Thanks to quick thinking and a prompt follow-up by the Master when he was introduced to one of the architects at the Triennial Awards Lunch last September, he organised a visit to the Theatre Royal, Drury Lane for Tylers & Bricklayers on the morning of Tuesday 29th March.
There has been a theatre on this site since 1662, the longest continuous theatrical occupation in this country, although several different buildings have existed during that period (at least two having been destroyed by fire). The present building was designed by Benjamin Dean Wyatt in 1812 with subsequent significant internal alterations in the 1890s and 1920s. The theatre closed its doors at the beginning of January 2019 so that a major internal redesign could be undertaken. The architects of this major project were Haworth Tompkins, two of whose team (both involved in the design work) showed us round – Patrick Haymann and Jacqueline Wheeler. We were also accompanied by Maggie Pawlak, the property projects manager of the group that owns the theatre. Between them, they gave a fascinating insight into the £60million project. The guiding principle had been, as far as possible, to get back to Wyatt’s original concept, stripping out much of the subsequent alterations, while making the theatre up-to-date in terms of safety and the environment. The grand public rooms, a unique feature of this building within a UK context, have all been beautifully restored and access to them (previously only for those with expensive seats) has been rethought so that those heading for the cheaper seats are no longer condemned to use insignificant side-doors with long, dark corridors and steep stairs.
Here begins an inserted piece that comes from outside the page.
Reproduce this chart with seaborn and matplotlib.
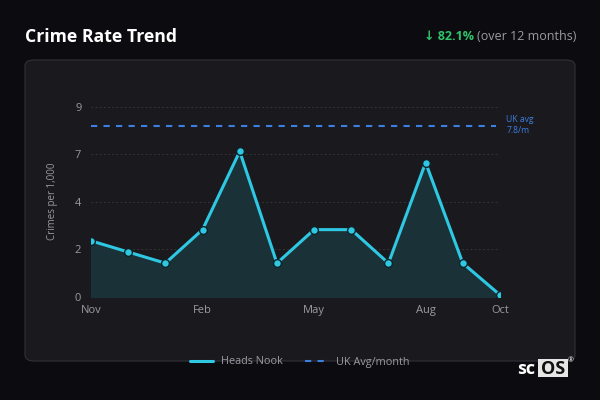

The work was nearing completion at the time of our visit and the superbly restored theatre will re-open in the summer. The provision of better wheelchair access and the improvement of sightlines has resulted in the previous seating capacity of 2,300 falling to 1,900 but the owners felt the enhancements fully justified that reduction. One of the most impressive changes has been the re-opening of a grand staircase, hidden for a hundred years and now adding considerably to the imposing effect of the entrance foyer, now surely the most impressive in theatreland.
After an absolutely fascinating 75 minutes with our hosts, who were justifiably proud of what had been achieved, we took the short walk to the Delaunay, where Drury Lane joins the Aldwych, where coffee, croissants and conversation were clearly enjoyed and members of the party were able to thank The Master for making the arrangements for a most enjoyable visit.